» Task to complete
Can you find the lines of the listing that include "with" and copy every one?
+ + + + +
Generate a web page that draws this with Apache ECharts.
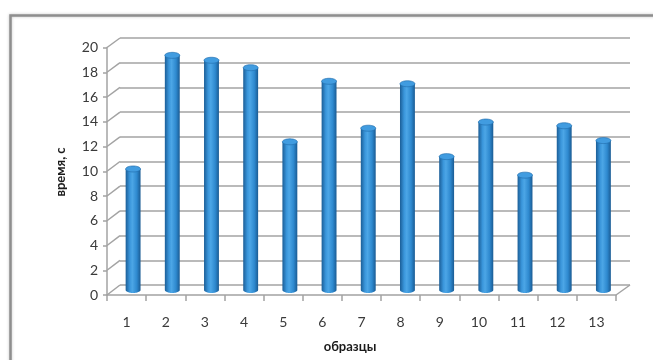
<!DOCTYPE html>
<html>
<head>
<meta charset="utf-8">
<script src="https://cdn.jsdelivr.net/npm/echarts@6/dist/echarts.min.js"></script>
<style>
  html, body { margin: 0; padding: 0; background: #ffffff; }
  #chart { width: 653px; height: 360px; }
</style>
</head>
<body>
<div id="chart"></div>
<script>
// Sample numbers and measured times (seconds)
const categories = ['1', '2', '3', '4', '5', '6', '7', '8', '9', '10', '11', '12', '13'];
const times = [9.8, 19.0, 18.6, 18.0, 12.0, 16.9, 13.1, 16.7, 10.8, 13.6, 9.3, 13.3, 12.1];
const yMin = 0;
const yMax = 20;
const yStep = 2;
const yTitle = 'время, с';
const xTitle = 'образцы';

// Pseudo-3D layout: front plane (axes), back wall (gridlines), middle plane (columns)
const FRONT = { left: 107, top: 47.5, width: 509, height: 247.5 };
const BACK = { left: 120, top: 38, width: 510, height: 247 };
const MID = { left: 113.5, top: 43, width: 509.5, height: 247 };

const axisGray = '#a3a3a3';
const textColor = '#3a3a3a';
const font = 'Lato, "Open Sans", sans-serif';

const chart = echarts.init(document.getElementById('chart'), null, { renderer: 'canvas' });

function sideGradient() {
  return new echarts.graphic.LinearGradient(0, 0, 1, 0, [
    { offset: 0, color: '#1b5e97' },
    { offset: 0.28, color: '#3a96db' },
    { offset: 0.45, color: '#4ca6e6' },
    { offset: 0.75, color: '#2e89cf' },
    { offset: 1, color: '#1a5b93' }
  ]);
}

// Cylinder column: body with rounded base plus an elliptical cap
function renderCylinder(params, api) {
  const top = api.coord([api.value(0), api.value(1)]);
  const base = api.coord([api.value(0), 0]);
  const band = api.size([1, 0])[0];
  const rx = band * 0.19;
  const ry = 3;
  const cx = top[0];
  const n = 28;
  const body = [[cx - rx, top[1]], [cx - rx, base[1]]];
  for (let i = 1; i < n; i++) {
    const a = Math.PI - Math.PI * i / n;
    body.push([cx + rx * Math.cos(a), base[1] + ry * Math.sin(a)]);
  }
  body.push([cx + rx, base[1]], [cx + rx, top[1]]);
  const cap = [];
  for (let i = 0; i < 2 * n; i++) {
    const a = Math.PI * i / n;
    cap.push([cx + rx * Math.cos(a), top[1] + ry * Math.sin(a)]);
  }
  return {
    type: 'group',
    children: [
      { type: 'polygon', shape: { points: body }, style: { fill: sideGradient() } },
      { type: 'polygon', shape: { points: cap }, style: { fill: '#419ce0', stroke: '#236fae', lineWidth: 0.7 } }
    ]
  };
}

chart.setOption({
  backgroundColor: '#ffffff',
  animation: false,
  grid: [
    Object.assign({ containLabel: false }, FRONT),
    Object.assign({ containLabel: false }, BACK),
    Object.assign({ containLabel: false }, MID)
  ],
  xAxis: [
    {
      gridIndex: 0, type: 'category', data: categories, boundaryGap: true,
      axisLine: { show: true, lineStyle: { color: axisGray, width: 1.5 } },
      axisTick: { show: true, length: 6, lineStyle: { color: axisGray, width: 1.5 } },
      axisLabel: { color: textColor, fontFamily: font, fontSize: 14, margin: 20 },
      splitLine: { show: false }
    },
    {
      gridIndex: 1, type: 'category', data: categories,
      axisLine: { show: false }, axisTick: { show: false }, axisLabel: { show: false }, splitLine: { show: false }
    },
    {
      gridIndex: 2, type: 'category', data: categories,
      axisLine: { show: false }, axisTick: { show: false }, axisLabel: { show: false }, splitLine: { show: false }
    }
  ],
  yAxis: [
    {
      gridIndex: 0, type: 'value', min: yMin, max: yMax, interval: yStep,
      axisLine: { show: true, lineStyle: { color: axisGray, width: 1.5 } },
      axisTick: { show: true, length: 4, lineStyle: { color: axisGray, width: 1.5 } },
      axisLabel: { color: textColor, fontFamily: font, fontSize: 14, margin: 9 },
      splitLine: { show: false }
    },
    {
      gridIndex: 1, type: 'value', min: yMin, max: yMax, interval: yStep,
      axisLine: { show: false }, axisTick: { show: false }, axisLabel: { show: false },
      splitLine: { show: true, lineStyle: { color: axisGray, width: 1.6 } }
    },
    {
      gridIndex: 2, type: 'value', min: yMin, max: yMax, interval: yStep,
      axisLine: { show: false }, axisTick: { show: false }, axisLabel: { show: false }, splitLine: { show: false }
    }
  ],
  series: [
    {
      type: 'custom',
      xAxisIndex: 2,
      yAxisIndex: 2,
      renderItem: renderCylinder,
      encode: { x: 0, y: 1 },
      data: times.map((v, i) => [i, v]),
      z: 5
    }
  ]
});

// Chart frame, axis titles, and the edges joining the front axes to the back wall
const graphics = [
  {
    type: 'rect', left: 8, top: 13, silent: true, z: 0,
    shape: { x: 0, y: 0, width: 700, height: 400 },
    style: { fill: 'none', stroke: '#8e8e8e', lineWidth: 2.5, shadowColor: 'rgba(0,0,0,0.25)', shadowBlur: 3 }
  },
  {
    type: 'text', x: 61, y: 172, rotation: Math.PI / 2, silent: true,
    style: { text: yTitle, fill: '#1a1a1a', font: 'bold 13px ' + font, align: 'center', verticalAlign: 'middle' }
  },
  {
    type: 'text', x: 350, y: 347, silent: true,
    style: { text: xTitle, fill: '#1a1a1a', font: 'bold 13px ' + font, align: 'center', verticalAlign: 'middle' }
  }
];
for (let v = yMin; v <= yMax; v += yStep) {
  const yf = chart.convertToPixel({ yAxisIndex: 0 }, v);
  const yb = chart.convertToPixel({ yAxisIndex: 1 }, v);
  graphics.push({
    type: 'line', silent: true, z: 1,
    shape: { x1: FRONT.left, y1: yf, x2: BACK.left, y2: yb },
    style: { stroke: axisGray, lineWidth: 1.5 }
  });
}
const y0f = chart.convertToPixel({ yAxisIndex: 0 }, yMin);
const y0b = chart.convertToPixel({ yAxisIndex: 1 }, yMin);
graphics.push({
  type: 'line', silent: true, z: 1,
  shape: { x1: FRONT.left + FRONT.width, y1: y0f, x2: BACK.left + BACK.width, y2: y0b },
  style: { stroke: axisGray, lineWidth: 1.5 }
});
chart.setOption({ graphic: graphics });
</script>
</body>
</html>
+ + + + +
» Complete output
Generate a web page that draws this with Apache ECharts.
// Cylinder column: body with rounded base plus an elliptical cap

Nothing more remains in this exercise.